Emilia Pérez Jacques Audiard / 2024

Surqualifiée et surexploitée, Rita use de ses talents d’avocate au service d’un gros cabinet plus enclin à blanchir les criminels qu’à servir la justice. Une porte de sortie s’ouvre à elle quand le chef de cartel Manitas prend contact avec elle…

Spoilers.
 

Le shitstorm américain dans lequel est actuellement pris le film, mélange de lynchage moutonnier et de narcissisme moral dont l’époque et les réseaux sociaux ont le secret, a quelque chose d’à la fois pathétique et déprimant, quoiqu’on pense de la qualité du film… Essayons de laisser ces stupidités de côté, et de parler un peu de cinéma.

Emilia Pérez me laisse avant tout une impression de compétence : virtuosité des jeux formels et colorés parcourant le film, aisance avec laquelle le chant émerge de la continuité pour ensuite y replonger, habileté paradoxale à filmer ce sujet improbable avec naturel, tout en usant d’outils au factice assumé (retournements scénaristiques outrés, tournage en studio)… Une habitude chez Audiard, toujours doué pour “naturaliser” ce qu’il filme (on n’a jamais l’impression ici de voir un film “sur” la transidentité), quand bien-même il exploite les ressorts les plus artificiels du cinéma de genre.

La question est plutôt de savoir ce que cette virtuosité produit. L’introduction, prometteuse, semble faire émerger les chants et la musique des souffrances pragmatiques et quotidiennes des femmes de Mexico, comme une extension des plaintes de la ville. Mais le projet n’aura jamais cette profondeur : malgré la science des transitions invisibles entre parlé et chanté, les segments musicaux se déposent toujours sur les situations comme une afféterie ou comme une performance, plus qu’ils ne les servent.
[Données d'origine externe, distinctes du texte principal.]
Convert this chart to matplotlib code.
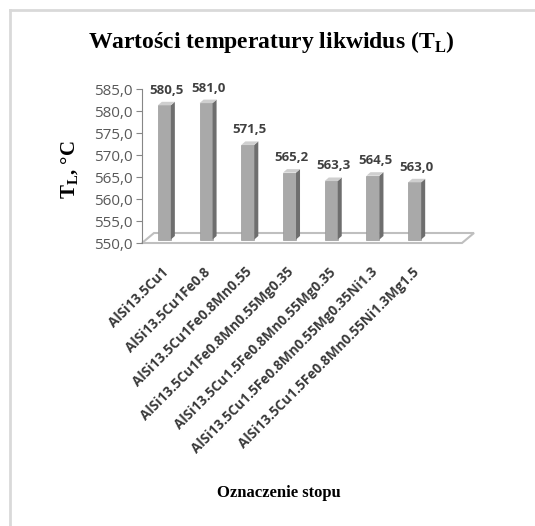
import matplotlib.pyplot as plt
from matplotlib.patches import Polygon
from matplotlib.lines import Line2D

plt.rcParams['mathtext.fontset'] = 'custom'
plt.rcParams['mathtext.rm'] = 'Liberation Serif:bold'

alloys = ['AlSi13.5Cu1', 'AlSi13.5Cu1Fe0.8', 'AlSi13.5Cu1Fe0.8Mn0.55',
          'AlSi13.5Cu1Fe0.8Mn0.55Mg0.35', 'AlSi13.5Cu1.5Fe0.8Mn0.55Mg0.35',
          'AlSi13.5Cu1.5Fe0.8Mn0.55Mg0.35Ni1.3',
          'AlSi13.5Cu1.5Fe0.8Mn0.55Ni1.3Mg1.5']
tl = [580.5, 581.0, 571.5, 565.2, 563.3, 564.5, 563.0]
yticks = [550, 555, 560, 565, 570, 575, 580, 585]

W, H = 535, 526
fig = plt.figure(figsize=(W / 100, H / 100), dpi=100)
ax = fig.add_axes([142 / W, 283 / H, 320 / W, 154 / H])
x0, x1 = -0.44, 7.23
ax.set_xlim(x0, x1)
ax.set_ylim(550, 585)
for s in ax.spines.values():
    s.set_visible(False)
ax.spines['left'].set_visible(True)
ax.spines['left'].set_color('#868686')
ax.set_xticks([])
ax.set_yticks(yticks)
ax.set_yticklabels([f'{v:.1f}'.replace('.', ',') for v in yticks],
                   fontfamily='Open Sans')
ax.tick_params(axis='y', length=4, color='#868686', labelcolor='#595959',
               labelsize=11, pad=3)

# pixel -> data conversion
ux = (x1 - x0) / 320.0
uy = 35.0 / 154.0
fdx, fdy = 12 * ux, 10 * uy      # floor depth
sdx, sdy = 4 * ux, 3.5 * uy      # bar front face offset into depth
bdx, bdy = 4 * ux, 3.5 * uy      # bar depth
w = 13 * ux

floor = Polygon([(x0, 550), (x1, 550), (x1 + fdx, 550 + fdy), (x0 + fdx, 550 + fdy)],
                closed=True, fc='white', ec='#bfbfbf', lw=1.5, clip_on=False, zorder=1)
ax.add_patch(floor)

xs = list(range(len(tl)))
ax.bar([x + sdx for x in xs], [v - 550 for v in tl], bottom=550 + sdy, width=w,
       color='#a9a9a9', edgecolor='#9a9a9a', lw=0.5, zorder=3)
for x, v in zip(xs, tl):
    xl, xr = x + sdx - w / 2, x + sdx + w / 2
    yb, yt = 550 + sdy, v + sdy
    ax.add_patch(Polygon([(xr, yb), (xr + bdx, yb + bdy), (xr + bdx, yt + bdy), (xr, yt)],
                         closed=True, fc='#6e6e6e', ec='none', zorder=3, clip_on=False))
    ax.add_patch(Polygon([(xl, yt), (xr, yt), (xr + bdx, yt + bdy), (xl + bdx, yt + bdy)],
                         closed=True, fc='#cfcfcf', ec='none', zorder=3, clip_on=False))
    ax.annotate(f'{v:.1f}'.replace('.', ','), (x + sdx + bdx / 2, yt + bdy),
                xytext=(0, 5), textcoords='offset pixels', ha='center', va='bottom',
                fontsize=9.5, fontweight='bold', color='#404040',
                fontfamily='Open Sans', annotation_clip=False)

for x, lab in zip(xs, alloys):
    ax.annotate(lab, (x + sdx, 550), xytext=(-3, -22), textcoords='offset pixels',
                rotation=45, rotation_mode='anchor', ha='right', va='top',
                fontsize=9.8, fontweight='bold', color='#3a3a3a',
                fontfamily='Open Sans', annotation_clip=False)

fig.text(271 / W, 1 - 42 / H, r'Wartości temperatury likwidus (T$_\mathrm{L}$)',
         ha='center', va='center', fontsize=17, fontweight='bold',
         fontfamily='Liberation Serif')
fig.text(70 / W, 1 - 170 / H, r'T$_\mathrm{L}$, °C', rotation=90,
         ha='center', va='center', fontsize=15, fontweight='bold',
         fontfamily='Liberation Serif')
fig.text(279 / W, 1 - 493 / H, 'Oznaczenie stopu', ha='center', va='center',
         fontsize=12, fontweight='bold', fontfamily='Liberation Serif')

fig.add_artist(Line2D([10 / W, 10 / W], [0, 1 - 10 / H], transform=fig.transFigure,
                      color='#d9d9d9', lw=2))
fig.add_artist(Line2D([10 / W, 1], [1 - 10 / H, 1 - 10 / H], transform=fig.transFigure,
                      color='#d9d9d9', lw=2))

fig.savefig('out.png', dpi=100)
Une sensation de vide régulier ronge ainsi le film, tout divertissant qu’il soit. Une chanson sur deux semble inutile, cherchant seulement à faire des variations savantes sur ce qu’on a déjà compris. Et plus il avance, plus le projet témoigne d’une certaine errance scénaristique, ouvrant un nouveau sujet toutes les vingt minutes (devoir cohabiter incognito avec son ancienne épouse, essayer de se racheter de sa culpabilité, tomber amoureuse sur le tard…), thèmes empilés comme autant de moyens de combler le flottement narratif qui frappe le film une fois l’enjeu de la transition de genre passé. Quand l’explosion du climax emporte l’héroïne comme son ancienne femme, on a par exemple bien du mal à y sentir la résolution d’un quelconque enjeu central au film (l’héroïne courait après ses enfants, pas après son ex)…

Comme toujours chez Audiard, cette errance narrative est savamment justifiée (ici par l’héritage des formes du soap et de l’opéra, ingrédients phares du syncrétisme qu’opère ce projet-Frankenstein). Le flottement du récit, et les ambivalences que créent ces hésitations, aident aussi à la singularité du film sur le plan moral, nous mettant toujours du côté d’un personnage qui fait parfois les pires choix, qui se rachète une vertu en usant de ses propres atrocités passées, capitalisant même dessus pour faire marcher sa boîte (le final, sur la sanctification des idoles fabriquées, est en ce sens assez grinçant)…

C’est peu de dire qu’Audiard profite de ces ambiguïtés qui apportent un peu de profondeur à son film, toujours à la lisière d’être dangereusement creux et boursouflé. Mais aussi artificiel soit-il, Emilia Pérez divertit et épate assez sur le moment pour donner le sentiment d’un petit exploit, d’un pari fou réussi, entre autres grâce à ses deux merveilleuses actrices principales (Zoe Saldana, en particulier, est époustouflante) – et à la cohérence un peu tragique d’une héroïne qui, dans le rêve illusoire de changer de personnalité en changeant de genre, finit par les armes comme elle a commencé.